Can a young nation forget its heritage?

Unfortunately, yes.

Teaparty_Portrait As an American descended several generations from citizens who fought in our national War of Independence, it bothers me how often we have to be reminded of what this country was founded on. Books and books and books have been written on this topic, and I don’t intend to go into it here, except to say it seems to me that it is largely because of what we as a people have forgotten that we have chosen as our national leader a man who stands against almost everything that America meant in the beginning.

And now I see that the government of Israel is proposing a national heritage trail to, of all things, help Israel’s youth get in touch with, and hopefully remember, their heritage. It frankly had not occurred to me that the upcoming generation in Eretz Israel needed any such reminder. Isn’t everything too fresh, too raw there to have yet forgotten? What has it been – two, maybe three generations? Don’t today’s 20-somethings have grandparents who fought in Israel’s War of Independence and are still around to remind them? I find it hard to think that the reality of day to living in Israel does not make it nearly impossible to forget why they are there and why they need to stay.

I’m really not making a statement here; I’m asking questions – thinking and wondering out loud, I suppose. It continually amazes me that Israel is the one country in the world that exists because a mass of people sharing the same religion and history were geographically separated from that history and from one another for two millennia, and in the last days have seized the opportunity to reconnect with what had seemingly been lost. It’s amazing that the one thing that kept this people from disintegrating during all that time was their religion. And it’s important to realize that the shared history and the religion were practically inseparable, even though they may have appeared to have been long separated.
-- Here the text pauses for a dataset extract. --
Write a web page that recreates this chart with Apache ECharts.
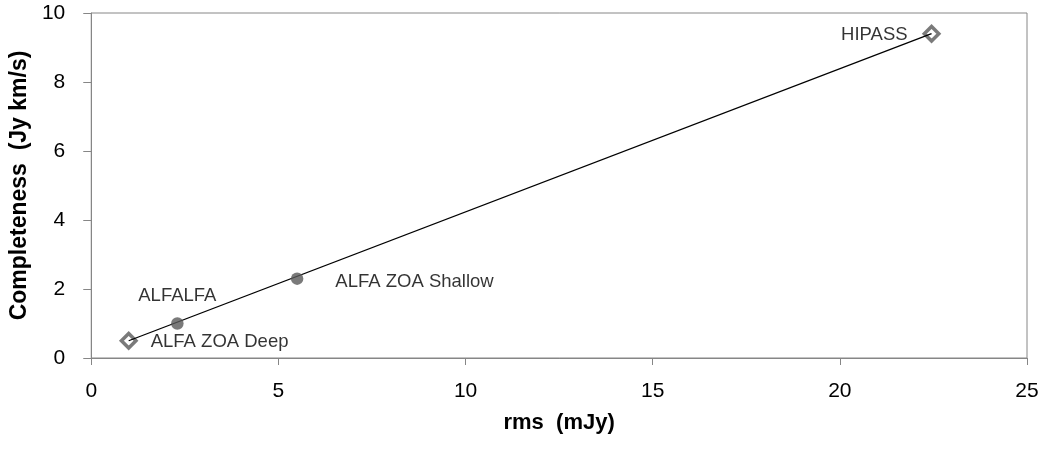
<!DOCTYPE html>
<html>
<head>
<meta charset="utf-8">
<script src="https://cdn.jsdelivr.net/npm/echarts@6/dist/echarts.min.js"></script>
<style>html,body{margin:0;padding:0;background:#fff}#c{width:1045px;height:449px}</style>
</head>
<body>
<div id="c"></div>
<script>
// Survey data: rms (mJy) vs completeness (Jy km/s)
const diamondNames = ['ALFA ZOA Deep', 'HIPASS'];
const diamondRms = [1.0, 22.45];
const diamondComp = [0.5, 9.4];
const circleNames = ['ALFALFA', 'ALFA ZOA Shallow'];
const circleRms = [2.3, 5.5];
const circleComp = [1.0, 2.3];
const xTicks = [0, 5, 10, 15, 20, 25];
const yTicks = [0, 2, 4, 6, 8, 10];

const FONT = 'Liberation Sans';
const labelCfg = {
  'ALFA ZOA Deep': {position: 'right', distance: 13, offset: [0, 1]},
  'HIPASS': {position: 'left', distance: 15, offset: [0, 1]},
  'ALFALFA': {position: 'top', distance: 12, offset: [0, 0]},
  'ALFA ZOA Shallow': {position: 'right', distance: 32, offset: [0, 3]}
};
function pts(names, xs, ys) {
  return names.map((n, i) => ({
    name: n,
    value: [xs[i], ys[i]],
    label: Object.assign({show: true, formatter: n, color: '#000', fontFamily: FONT, fontSize: 18.5}, labelCfg[n])
  }));
}

const chart = echarts.init(document.getElementById('c'), null, {renderer: 'canvas'});
const axisGray = '#868686';
chart.setOption({
  animation: false,
  grid: {left: 91, right: 18, top: 13, bottom: 91, show: true, borderColor: axisGray, borderWidth: 1},
  xAxis: {
    type: 'value', min: xTicks[0], max: xTicks[xTicks.length - 1], interval: xTicks[1] - xTicks[0],
    name: 'rms  (mJy)', nameLocation: 'middle', nameGap: 54,
    nameTextStyle: {fontFamily: FONT, fontSize: 22, fontWeight: 'bold', color: '#000'},
    axisLine: {show: true, lineStyle: {color: axisGray, width: 1}},
    axisTick: {show: true, inside: false, length: 7, lineStyle: {color: axisGray}},
    axisLabel: {margin: 23, fontFamily: FONT, fontSize: 21, color: '#000'},
    splitLine: {show: false}
  },
  yAxis: {
    type: 'value', min: yTicks[0], max: yTicks[yTicks.length - 1], interval: yTicks[1] - yTicks[0],
    name: 'Completeness  (Jy km/s)', nameLocation: 'middle', nameGap: 58, nameRotate: 90,
    nameTextStyle: {fontFamily: FONT, fontSize: 23, fontWeight: 'bold', color: '#000'},
    axisLine: {show: true, lineStyle: {color: axisGray, width: 1}},
    axisTick: {show: true, inside: false, length: 8, lineStyle: {color: axisGray}},
    axisLabel: {margin: 26, fontFamily: FONT, fontSize: 21, color: '#000'},
    splitLine: {show: false}
  },
  series: [
    {
      type: 'scatter', name: 'diamonds', symbol: 'diamond', symbolSize: 14.5, z: 2,
      itemStyle: {color: '#fff', borderColor: '#595959', borderWidth: 3.5},
      data: pts(diamondNames, diamondRms, diamondComp)
    },
    {
      type: 'line', name: 'trend', showSymbol: false, symbol: 'none', z: 3,
      lineStyle: {color: '#000', width: 1.3},
      data: diamondRms.map((x, i) => [x, diamondComp[i]]),
      silent: true
    },
    {
      type: 'scatter', name: 'circles', symbol: 'circle', symbolSize: 12.5, z: 4,
      itemStyle: {color: '#595959'},
      data: pts(circleNames, circleRms, circleComp)
    }
  ]
});
</script>
</body>
</html>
I was reminded recently that Eretz Israel has always existed, with or without a Jewish state, but that the State of Israel is meaningless without it’s inherent Jewishness. (Hrmph! Windows Live Writer spell checker doesn’t believe “Jewishness” is a word. I think it should be; somebody tell Redmond that for me, please? Thank you very much.) I find it hard to envision the State of Israel lapsing into just another secular democracy, detached from the heritage of its people. God forbid Israel should become just a nation, like any other!